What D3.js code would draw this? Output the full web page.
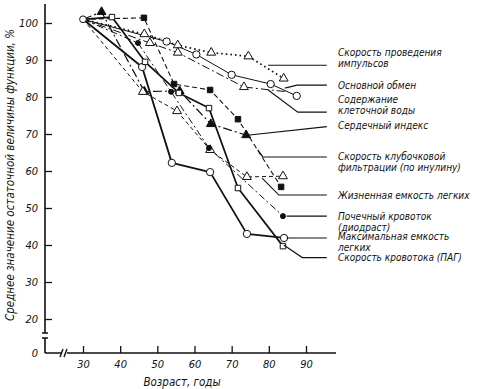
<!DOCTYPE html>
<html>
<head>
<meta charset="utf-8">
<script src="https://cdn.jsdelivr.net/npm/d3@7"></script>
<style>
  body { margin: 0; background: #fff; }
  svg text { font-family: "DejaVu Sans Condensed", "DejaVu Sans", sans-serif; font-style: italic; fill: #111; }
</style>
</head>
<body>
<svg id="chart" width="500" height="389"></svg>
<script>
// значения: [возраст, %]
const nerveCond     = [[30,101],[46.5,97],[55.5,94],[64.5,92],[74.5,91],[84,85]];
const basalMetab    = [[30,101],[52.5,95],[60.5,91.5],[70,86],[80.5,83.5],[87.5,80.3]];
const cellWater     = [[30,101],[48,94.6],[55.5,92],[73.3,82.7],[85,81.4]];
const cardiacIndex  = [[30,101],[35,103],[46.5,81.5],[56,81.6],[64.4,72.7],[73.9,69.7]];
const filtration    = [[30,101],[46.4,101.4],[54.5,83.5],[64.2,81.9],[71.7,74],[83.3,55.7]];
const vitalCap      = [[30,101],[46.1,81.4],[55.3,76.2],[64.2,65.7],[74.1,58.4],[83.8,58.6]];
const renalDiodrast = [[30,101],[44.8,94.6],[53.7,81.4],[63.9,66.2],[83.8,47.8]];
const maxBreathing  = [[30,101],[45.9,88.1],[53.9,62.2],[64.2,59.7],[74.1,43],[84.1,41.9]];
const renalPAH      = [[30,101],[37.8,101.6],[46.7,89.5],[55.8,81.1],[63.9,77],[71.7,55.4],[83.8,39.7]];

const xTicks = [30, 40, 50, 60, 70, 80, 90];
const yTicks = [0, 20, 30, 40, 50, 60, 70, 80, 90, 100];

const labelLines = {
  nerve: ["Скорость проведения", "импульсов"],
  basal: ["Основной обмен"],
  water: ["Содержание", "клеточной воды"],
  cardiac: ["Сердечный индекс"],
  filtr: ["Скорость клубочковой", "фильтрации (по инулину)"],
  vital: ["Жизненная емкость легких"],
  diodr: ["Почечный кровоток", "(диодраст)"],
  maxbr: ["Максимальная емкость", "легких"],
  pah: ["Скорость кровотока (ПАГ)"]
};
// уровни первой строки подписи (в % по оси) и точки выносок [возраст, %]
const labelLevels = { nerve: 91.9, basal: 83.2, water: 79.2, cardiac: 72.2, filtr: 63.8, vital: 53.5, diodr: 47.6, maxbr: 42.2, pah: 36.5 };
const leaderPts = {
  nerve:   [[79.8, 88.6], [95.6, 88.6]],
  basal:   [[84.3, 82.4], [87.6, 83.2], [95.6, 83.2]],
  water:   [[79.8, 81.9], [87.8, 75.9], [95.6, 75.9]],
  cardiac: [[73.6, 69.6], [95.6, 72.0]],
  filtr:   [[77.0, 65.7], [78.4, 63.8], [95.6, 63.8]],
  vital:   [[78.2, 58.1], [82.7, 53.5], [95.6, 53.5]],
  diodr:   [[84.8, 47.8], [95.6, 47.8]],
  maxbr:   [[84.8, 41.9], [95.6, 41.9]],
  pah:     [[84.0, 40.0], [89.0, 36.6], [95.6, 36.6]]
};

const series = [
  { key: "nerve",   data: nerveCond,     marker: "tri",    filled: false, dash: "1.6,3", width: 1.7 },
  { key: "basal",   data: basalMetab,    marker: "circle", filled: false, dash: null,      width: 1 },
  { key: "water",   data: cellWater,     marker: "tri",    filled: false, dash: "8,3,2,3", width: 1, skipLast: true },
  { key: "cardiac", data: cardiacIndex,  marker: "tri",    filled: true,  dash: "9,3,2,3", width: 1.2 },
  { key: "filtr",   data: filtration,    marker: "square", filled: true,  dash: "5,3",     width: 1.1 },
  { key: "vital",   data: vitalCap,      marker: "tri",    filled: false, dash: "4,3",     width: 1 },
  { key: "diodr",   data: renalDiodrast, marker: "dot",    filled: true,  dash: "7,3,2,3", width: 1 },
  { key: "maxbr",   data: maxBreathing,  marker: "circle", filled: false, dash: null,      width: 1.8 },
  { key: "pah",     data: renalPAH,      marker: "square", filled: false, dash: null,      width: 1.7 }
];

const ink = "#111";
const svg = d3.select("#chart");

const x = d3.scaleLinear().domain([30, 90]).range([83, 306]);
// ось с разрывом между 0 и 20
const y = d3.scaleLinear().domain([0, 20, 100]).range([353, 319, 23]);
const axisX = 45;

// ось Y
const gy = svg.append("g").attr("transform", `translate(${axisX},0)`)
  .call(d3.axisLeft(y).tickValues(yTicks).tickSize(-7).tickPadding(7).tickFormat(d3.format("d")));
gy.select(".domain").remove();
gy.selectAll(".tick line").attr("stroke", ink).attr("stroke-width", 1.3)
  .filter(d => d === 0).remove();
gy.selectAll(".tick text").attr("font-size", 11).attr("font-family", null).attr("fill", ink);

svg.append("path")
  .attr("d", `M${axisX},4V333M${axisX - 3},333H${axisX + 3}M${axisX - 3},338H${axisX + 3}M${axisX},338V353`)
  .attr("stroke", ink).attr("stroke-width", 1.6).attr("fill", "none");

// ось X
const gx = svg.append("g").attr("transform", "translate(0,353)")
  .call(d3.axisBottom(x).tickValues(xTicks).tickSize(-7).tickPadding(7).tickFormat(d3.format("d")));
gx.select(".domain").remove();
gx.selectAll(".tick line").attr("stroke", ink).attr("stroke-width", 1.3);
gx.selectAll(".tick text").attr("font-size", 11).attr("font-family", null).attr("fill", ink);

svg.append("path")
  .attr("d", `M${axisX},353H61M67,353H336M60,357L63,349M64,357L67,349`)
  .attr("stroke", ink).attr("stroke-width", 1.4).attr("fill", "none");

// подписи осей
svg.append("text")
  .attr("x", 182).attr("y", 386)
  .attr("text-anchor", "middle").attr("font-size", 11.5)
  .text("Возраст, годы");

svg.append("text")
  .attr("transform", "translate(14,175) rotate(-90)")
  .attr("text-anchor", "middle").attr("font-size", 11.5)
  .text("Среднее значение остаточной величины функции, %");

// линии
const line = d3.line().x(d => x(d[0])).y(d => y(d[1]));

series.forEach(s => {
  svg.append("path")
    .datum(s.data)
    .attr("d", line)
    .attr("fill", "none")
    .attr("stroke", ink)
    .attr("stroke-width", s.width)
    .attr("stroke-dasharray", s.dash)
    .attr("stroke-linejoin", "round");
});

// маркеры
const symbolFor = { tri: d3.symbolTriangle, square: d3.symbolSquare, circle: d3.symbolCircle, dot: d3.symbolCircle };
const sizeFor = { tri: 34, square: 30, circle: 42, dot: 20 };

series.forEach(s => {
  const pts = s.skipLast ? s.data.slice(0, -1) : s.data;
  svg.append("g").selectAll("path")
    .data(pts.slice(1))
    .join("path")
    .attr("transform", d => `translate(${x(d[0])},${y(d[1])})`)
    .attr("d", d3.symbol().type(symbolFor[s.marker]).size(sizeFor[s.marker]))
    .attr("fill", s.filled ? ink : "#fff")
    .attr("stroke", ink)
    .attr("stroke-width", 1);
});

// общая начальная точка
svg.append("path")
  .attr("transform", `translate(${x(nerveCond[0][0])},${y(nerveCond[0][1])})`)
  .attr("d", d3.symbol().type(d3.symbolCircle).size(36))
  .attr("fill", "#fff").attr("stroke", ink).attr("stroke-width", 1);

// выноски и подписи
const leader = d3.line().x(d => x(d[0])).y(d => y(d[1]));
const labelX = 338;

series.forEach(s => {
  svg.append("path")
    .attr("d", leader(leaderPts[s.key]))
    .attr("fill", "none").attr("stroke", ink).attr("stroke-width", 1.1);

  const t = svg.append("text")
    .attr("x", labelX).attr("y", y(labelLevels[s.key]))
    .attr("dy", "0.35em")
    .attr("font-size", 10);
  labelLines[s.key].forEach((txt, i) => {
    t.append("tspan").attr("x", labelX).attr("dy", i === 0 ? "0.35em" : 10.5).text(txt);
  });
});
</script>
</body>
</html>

◆ Exercise instructions ◆
Leave the pictures out and reproduce exactly the lines from the top of the listing above through the line with "80, 90, 100];".

◆ Full output ◆
What D3.js code would draw this? Output the full web page.
<!DOCTYPE html>
<html>
<head>
<meta charset="utf-8">
<script src="https://cdn.jsdelivr.net/npm/d3@7"></script>
<style>
  body { margin: 0; background: #fff; }
  svg text { font-family: "DejaVu Sans Condensed", "DejaVu Sans", sans-serif; font-style: italic; fill: #111; }
</style>
</head>
<body>
<svg id="chart" width="500" height="389"></svg>
<script>
// значения: [возраст, %]
const nerveCond     = [[30,101],[46.5,97],[55.5,94],[64.5,92],[74.5,91],[84,85]];
const basalMetab    = [[30,101],[52.5,95],[60.5,91.5],[70,86],[80.5,83.5],[87.5,80.3]];
const cellWater     = [[30,101],[48,94.6],[55.5,92],[73.3,82.7],[85,81.4]];
const cardiacIndex  = [[30,101],[35,103],[46.5,81.5],[56,81.6],[64.4,72.7],[73.9,69.7]];
const filtration    = [[30,101],[46.4,101.4],[54.5,83.5],[64.2,81.9],[71.7,74],[83.3,55.7]];
const vitalCap      = [[30,101],[46.1,81.4],[55.3,76.2],[64.2,65.7],[74.1,58.4],[83.8,58.6]];
const renalDiodrast = [[30,101],[44.8,94.6],[53.7,81.4],[63.9,66.2],[83.8,47.8]];
const maxBreathing  = [[30,101],[45.9,88.1],[53.9,62.2],[64.2,59.7],[74.1,43],[84.1,41.9]];
const renalPAH      = [[30,101],[37.8,101.6],[46.7,89.5],[55.8,81.1],[63.9,77],[71.7,55.4],[83.8,39.7]];

const xTicks = [30, 40, 50, 60, 70, 80, 90];
const yTicks = [0, 20, 30, 40, 50, 60, 70, 80, 90, 100];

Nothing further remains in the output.